*** DATASET EXTRACT ***

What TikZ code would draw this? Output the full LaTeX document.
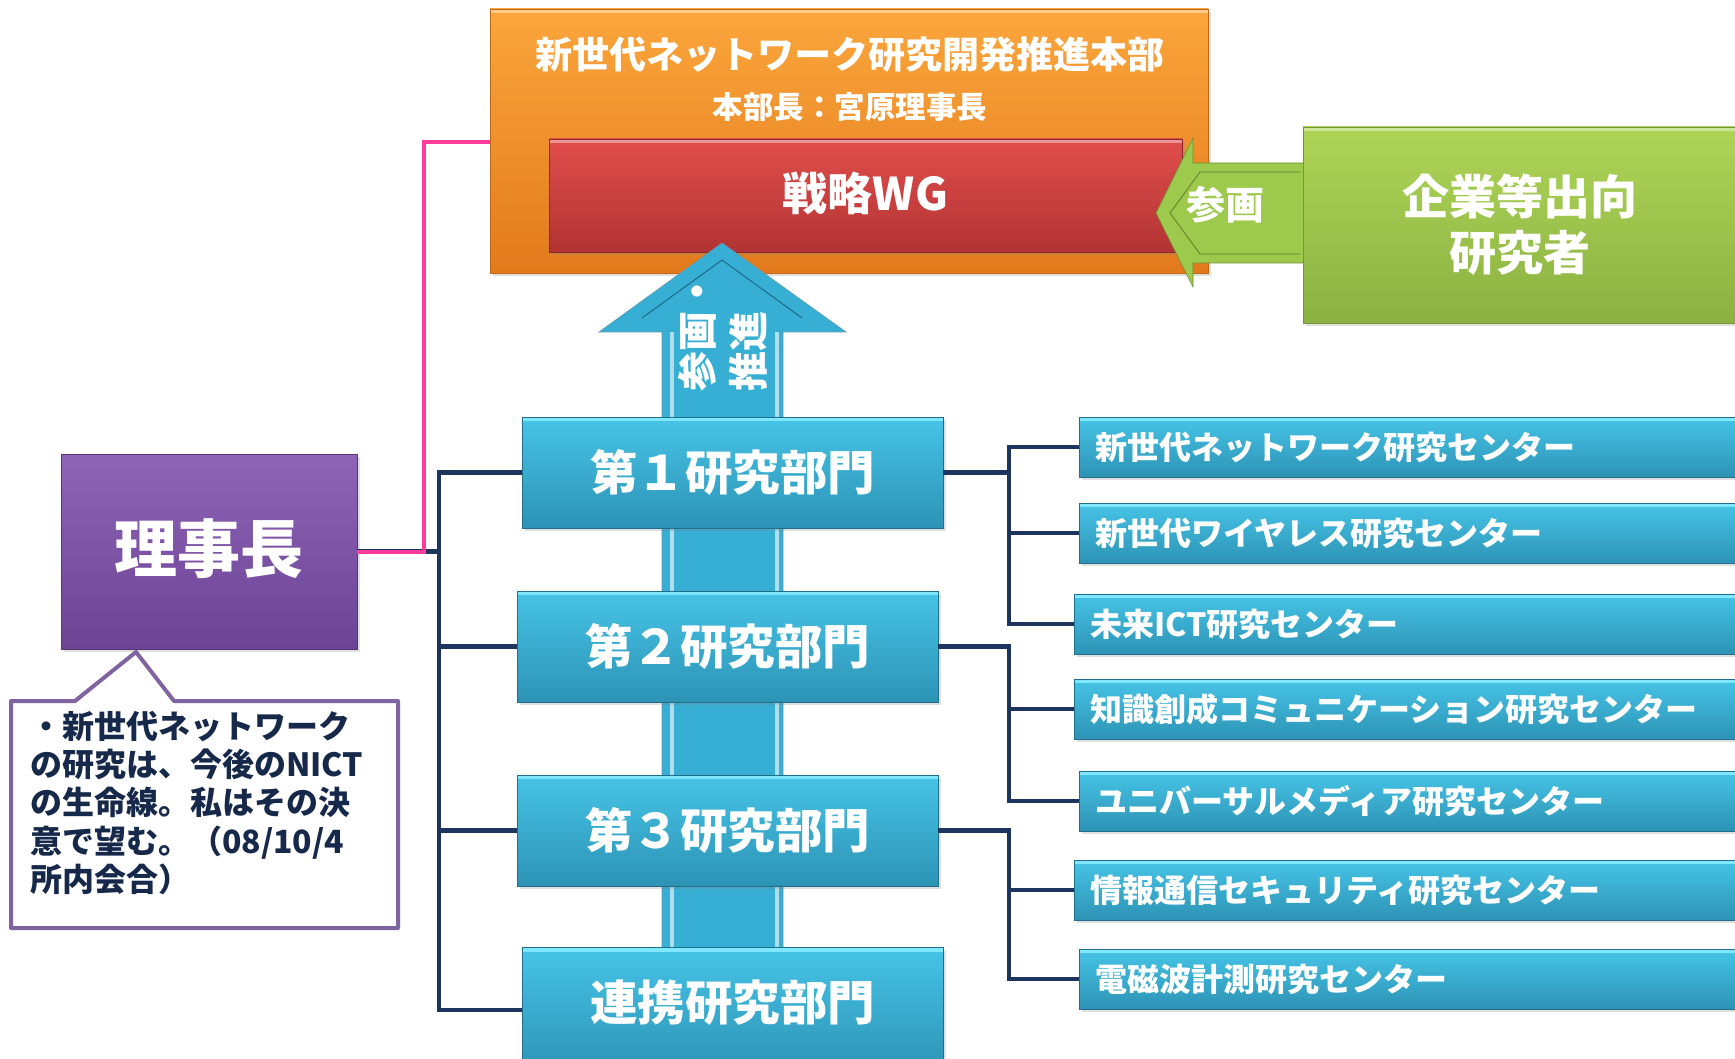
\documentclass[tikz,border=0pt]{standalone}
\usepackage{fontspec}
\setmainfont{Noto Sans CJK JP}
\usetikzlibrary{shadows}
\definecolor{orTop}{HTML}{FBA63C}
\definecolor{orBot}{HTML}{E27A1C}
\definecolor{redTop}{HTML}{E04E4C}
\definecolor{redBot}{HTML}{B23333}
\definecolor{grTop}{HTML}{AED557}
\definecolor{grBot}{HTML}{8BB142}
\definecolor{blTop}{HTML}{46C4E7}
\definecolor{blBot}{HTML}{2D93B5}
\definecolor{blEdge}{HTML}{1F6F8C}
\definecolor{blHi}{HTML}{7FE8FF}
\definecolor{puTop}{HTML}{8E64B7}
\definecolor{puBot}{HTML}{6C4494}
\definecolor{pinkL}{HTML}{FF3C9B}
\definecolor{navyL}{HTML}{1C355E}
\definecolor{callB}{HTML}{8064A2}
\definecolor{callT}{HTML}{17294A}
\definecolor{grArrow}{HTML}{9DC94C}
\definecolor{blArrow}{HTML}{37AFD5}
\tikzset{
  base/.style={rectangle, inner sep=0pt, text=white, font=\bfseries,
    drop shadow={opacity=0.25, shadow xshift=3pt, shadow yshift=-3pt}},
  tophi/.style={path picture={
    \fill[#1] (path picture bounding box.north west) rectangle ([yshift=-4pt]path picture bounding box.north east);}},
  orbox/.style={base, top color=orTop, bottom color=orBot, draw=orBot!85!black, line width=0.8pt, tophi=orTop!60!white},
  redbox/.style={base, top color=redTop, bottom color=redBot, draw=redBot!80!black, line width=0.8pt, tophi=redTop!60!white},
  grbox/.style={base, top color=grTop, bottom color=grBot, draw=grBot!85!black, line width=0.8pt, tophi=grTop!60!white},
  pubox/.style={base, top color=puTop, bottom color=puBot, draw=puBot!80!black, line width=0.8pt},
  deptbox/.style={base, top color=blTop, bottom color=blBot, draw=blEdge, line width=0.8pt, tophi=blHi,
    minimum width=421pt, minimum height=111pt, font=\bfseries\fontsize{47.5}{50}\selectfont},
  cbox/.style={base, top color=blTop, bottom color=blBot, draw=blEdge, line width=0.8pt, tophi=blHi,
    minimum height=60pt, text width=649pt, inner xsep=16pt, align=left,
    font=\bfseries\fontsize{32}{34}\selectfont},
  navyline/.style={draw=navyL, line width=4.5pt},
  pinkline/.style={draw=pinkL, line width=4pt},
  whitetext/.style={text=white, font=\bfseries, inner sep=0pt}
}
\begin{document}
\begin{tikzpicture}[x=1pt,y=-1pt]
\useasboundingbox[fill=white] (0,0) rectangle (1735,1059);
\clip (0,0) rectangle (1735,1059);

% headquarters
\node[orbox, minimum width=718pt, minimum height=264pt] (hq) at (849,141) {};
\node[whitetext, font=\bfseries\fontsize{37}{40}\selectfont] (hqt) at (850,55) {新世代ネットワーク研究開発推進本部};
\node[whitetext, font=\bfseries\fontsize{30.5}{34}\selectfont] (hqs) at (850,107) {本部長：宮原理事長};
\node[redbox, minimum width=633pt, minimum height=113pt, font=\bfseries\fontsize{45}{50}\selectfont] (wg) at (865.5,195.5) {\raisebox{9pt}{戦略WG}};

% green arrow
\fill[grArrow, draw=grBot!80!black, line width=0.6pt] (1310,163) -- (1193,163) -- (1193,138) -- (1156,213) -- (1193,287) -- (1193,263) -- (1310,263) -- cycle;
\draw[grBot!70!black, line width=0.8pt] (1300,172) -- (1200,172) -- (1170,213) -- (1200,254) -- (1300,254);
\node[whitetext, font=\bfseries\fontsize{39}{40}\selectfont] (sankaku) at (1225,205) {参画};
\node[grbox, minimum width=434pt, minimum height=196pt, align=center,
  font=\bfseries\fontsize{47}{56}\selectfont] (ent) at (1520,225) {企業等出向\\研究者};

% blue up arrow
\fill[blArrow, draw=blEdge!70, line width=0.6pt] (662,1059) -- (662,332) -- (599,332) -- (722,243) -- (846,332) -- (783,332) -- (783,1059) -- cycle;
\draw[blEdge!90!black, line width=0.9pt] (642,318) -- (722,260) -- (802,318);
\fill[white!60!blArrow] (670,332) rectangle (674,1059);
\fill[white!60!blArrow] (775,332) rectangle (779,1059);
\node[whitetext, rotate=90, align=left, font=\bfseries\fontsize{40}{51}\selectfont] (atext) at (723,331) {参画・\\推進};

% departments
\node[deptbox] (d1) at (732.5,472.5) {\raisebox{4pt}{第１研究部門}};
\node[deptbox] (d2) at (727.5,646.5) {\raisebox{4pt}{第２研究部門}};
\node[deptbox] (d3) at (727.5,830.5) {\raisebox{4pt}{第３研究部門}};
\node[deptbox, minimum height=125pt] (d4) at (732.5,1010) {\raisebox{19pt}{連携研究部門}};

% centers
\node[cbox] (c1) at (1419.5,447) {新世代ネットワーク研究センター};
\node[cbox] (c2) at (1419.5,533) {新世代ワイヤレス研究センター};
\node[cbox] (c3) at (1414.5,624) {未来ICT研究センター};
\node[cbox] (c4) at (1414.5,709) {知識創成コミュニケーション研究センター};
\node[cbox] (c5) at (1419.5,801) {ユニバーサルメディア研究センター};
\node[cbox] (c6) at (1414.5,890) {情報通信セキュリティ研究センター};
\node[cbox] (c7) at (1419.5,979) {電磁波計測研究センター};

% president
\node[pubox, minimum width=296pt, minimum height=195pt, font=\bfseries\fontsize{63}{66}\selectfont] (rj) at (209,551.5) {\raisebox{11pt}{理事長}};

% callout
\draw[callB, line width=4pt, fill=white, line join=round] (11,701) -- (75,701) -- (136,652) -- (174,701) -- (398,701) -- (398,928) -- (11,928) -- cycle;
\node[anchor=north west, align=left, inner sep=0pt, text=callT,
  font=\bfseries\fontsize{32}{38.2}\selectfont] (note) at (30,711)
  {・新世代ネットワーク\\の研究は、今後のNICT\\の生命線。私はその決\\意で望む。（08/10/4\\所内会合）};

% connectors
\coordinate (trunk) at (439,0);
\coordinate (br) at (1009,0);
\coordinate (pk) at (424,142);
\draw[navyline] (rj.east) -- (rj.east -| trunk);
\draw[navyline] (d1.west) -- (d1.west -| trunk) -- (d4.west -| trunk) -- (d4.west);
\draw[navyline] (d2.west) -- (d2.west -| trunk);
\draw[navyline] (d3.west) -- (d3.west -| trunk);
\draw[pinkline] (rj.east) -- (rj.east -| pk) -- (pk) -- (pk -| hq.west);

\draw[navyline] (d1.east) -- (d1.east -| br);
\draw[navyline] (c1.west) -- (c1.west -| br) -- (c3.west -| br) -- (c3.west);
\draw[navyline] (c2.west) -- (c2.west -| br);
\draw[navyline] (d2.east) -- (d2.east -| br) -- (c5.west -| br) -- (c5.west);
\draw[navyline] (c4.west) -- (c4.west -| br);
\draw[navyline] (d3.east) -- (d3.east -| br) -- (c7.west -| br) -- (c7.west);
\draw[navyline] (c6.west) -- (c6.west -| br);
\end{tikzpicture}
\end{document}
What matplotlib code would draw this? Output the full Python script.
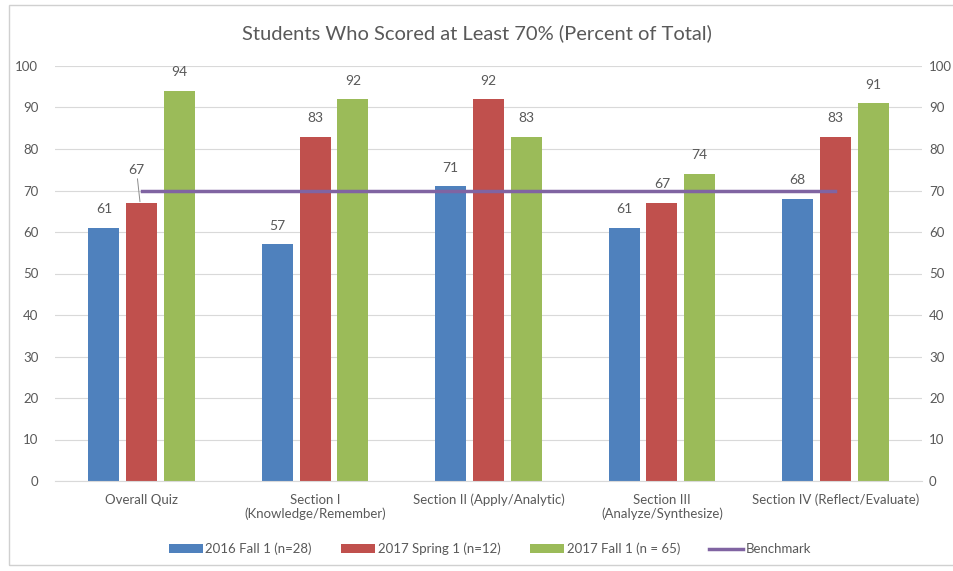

***

### THE EXERCISE
Reproduce every record above exactly, but leave out the pictures.

### WRITTEN RESPONSE
What TikZ code would draw this? Output the full LaTeX document.
\documentclass[tikz,border=0pt]{standalone}
\usepackage{fontspec}
\setmainfont{Noto Sans CJK JP}
\usetikzlibrary{shadows}
\definecolor{orTop}{HTML}{FBA63C}
\definecolor{orBot}{HTML}{E27A1C}
\definecolor{redTop}{HTML}{E04E4C}
\definecolor{redBot}{HTML}{B23333}
\definecolor{grTop}{HTML}{AED557}
\definecolor{grBot}{HTML}{8BB142}
\definecolor{blTop}{HTML}{46C4E7}
\definecolor{blBot}{HTML}{2D93B5}
\definecolor{blEdge}{HTML}{1F6F8C}
\definecolor{blHi}{HTML}{7FE8FF}
\definecolor{puTop}{HTML}{8E64B7}
\definecolor{puBot}{HTML}{6C4494}
\definecolor{pinkL}{HTML}{FF3C9B}
\definecolor{navyL}{HTML}{1C355E}
\definecolor{callB}{HTML}{8064A2}
\definecolor{callT}{HTML}{17294A}
\definecolor{grArrow}{HTML}{9DC94C}
\definecolor{blArrow}{HTML}{37AFD5}
\tikzset{
  base/.style={rectangle, inner sep=0pt, text=white, font=\bfseries,
    drop shadow={opacity=0.25, shadow xshift=3pt, shadow yshift=-3pt}},
  tophi/.style={path picture={
    \fill[#1] (path picture bounding box.north west) rectangle ([yshift=-4pt]path picture bounding box.north east);}},
  orbox/.style={base, top color=orTop, bottom color=orBot, draw=orBot!85!black, line width=0.8pt, tophi=orTop!60!white},
  redbox/.style={base, top color=redTop, bottom color=redBot, draw=redBot!80!black, line width=0.8pt, tophi=redTop!60!white},
  grbox/.style={base, top color=grTop, bottom color=grBot, draw=grBot!85!black, line width=0.8pt, tophi=grTop!60!white},
  pubox/.style={base, top color=puTop, bottom color=puBot, draw=puBot!80!black, line width=0.8pt},
  deptbox/.style={base, top color=blTop, bottom color=blBot, draw=blEdge, line width=0.8pt, tophi=blHi,
    minimum width=421pt, minimum height=111pt, font=\bfseries\fontsize{47.5}{50}\selectfont},
  cbox/.style={base, top color=blTop, bottom color=blBot, draw=blEdge, line width=0.8pt, tophi=blHi,
    minimum height=60pt, text width=649pt, inner xsep=16pt, align=left,
    font=\bfseries\fontsize{32}{34}\selectfont},
  navyline/.style={draw=navyL, line width=4.5pt},
  pinkline/.style={draw=pinkL, line width=4pt},
  whitetext/.style={text=white, font=\bfseries, inner sep=0pt}
}
\begin{document}
\begin{tikzpicture}[x=1pt,y=-1pt]
\useasboundingbox[fill=white] (0,0) rectangle (1735,1059);
\clip (0,0) rectangle (1735,1059);

% headquarters
\node[orbox, minimum width=718pt, minimum height=264pt] (hq) at (849,141) {};
\node[whitetext, font=\bfseries\fontsize{37}{40}\selectfont] (hqt) at (850,55) {新世代ネットワーク研究開発推進本部};
\node[whitetext, font=\bfseries\fontsize{30.5}{34}\selectfont] (hqs) at (850,107) {本部長：宮原理事長};
\node[redbox, minimum width=633pt, minimum height=113pt, font=\bfseries\fontsize{45}{50}\selectfont] (wg) at (865.5,195.5) {\raisebox{9pt}{戦略WG}};

% green arrow
\fill[grArrow, draw=grBot!80!black, line width=0.6pt] (1310,163) -- (1193,163) -- (1193,138) -- (1156,213) -- (1193,287) -- (1193,263) -- (1310,263) -- cycle;
\draw[grBot!70!black, line width=0.8pt] (1300,172) -- (1200,172) -- (1170,213) -- (1200,254) -- (1300,254);
\node[whitetext, font=\bfseries\fontsize{39}{40}\selectfont] (sankaku) at (1225,205) {参画};
\node[grbox, minimum width=434pt, minimum height=196pt, align=center,
  font=\bfseries\fontsize{47}{56}\selectfont] (ent) at (1520,225) {企業等出向\\研究者};

% blue up arrow
\fill[blArrow, draw=blEdge!70, line width=0.6pt] (662,1059) -- (662,332) -- (599,332) -- (722,243) -- (846,332) -- (783,332) -- (783,1059) -- cycle;
\draw[blEdge!90!black, line width=0.9pt] (642,318) -- (722,260) -- (802,318);
\fill[white!60!blArrow] (670,332) rectangle (674,1059);
\fill[white!60!blArrow] (775,332) rectangle (779,1059);
\node[whitetext, rotate=90, align=left, font=\bfseries\fontsize{40}{51}\selectfont] (atext) at (723,331) {参画・\\推進};

% departments
\node[deptbox] (d1) at (732.5,472.5) {\raisebox{4pt}{第１研究部門}};
\node[deptbox] (d2) at (727.5,646.5) {\raisebox{4pt}{第２研究部門}};
\node[deptbox] (d3) at (727.5,830.5) {\raisebox{4pt}{第３研究部門}};
\node[deptbox, minimum height=125pt] (d4) at (732.5,1010) {\raisebox{19pt}{連携研究部門}};

% centers
\node[cbox] (c1) at (1419.5,447) {新世代ネットワーク研究センター};
\node[cbox] (c2) at (1419.5,533) {新世代ワイヤレス研究センター};
\node[cbox] (c3) at (1414.5,624) {未来ICT研究センター};
\node[cbox] (c4) at (1414.5,709) {知識創成コミュニケーション研究センター};
\node[cbox] (c5) at (1419.5,801) {ユニバーサルメディア研究センター};
\node[cbox] (c6) at (1414.5,890) {情報通信セキュリティ研究センター};
\node[cbox] (c7) at (1419.5,979) {電磁波計測研究センター};

% president
\node[pubox, minimum width=296pt, minimum height=195pt, font=\bfseries\fontsize{63}{66}\selectfont] (rj) at (209,551.5) {\raisebox{11pt}{理事長}};

% callout
\draw[callB, line width=4pt, fill=white, line join=round] (11,701) -- (75,701) -- (136,652) -- (174,701) -- (398,701) -- (398,928) -- (11,928) -- cycle;
\node[anchor=north west, align=left, inner sep=0pt, text=callT,
  font=\bfseries\fontsize{32}{38.2}\selectfont] (note) at (30,711)
  {・新世代ネットワーク\\の研究は、今後のNICT\\の生命線。私はその決\\意で望む。（08/10/4\\所内会合）};

% connectors
\coordinate (trunk) at (439,0);
\coordinate (br) at (1009,0);
\coordinate (pk) at (424,142);
\draw[navyline] (rj.east) -- (rj.east -| trunk);
\draw[navyline] (d1.west) -- (d1.west -| trunk) -- (d4.west -| trunk) -- (d4.west);
\draw[navyline] (d2.west) -- (d2.west -| trunk);
\draw[navyline] (d3.west) -- (d3.west -| trunk);
\draw[pinkline] (rj.east) -- (rj.east -| pk) -- (pk) -- (pk -| hq.west);

\draw[navyline] (d1.east) -- (d1.east -| br);
\draw[navyline] (c1.west) -- (c1.west -| br) -- (c3.west -| br) -- (c3.west);
\draw[navyline] (c2.west) -- (c2.west -| br);
\draw[navyline] (d2.east) -- (d2.east -| br) -- (c5.west -| br) -- (c5.west);
\draw[navyline] (c4.west) -- (c4.west -| br);
\draw[navyline] (d3.east) -- (d3.east -| br) -- (c7.west -| br) -- (c7.west);
\draw[navyline] (c6.west) -- (c6.west -| br);
\end{tikzpicture}
\end{document}
What matplotlib code would draw this? Output the full Python script.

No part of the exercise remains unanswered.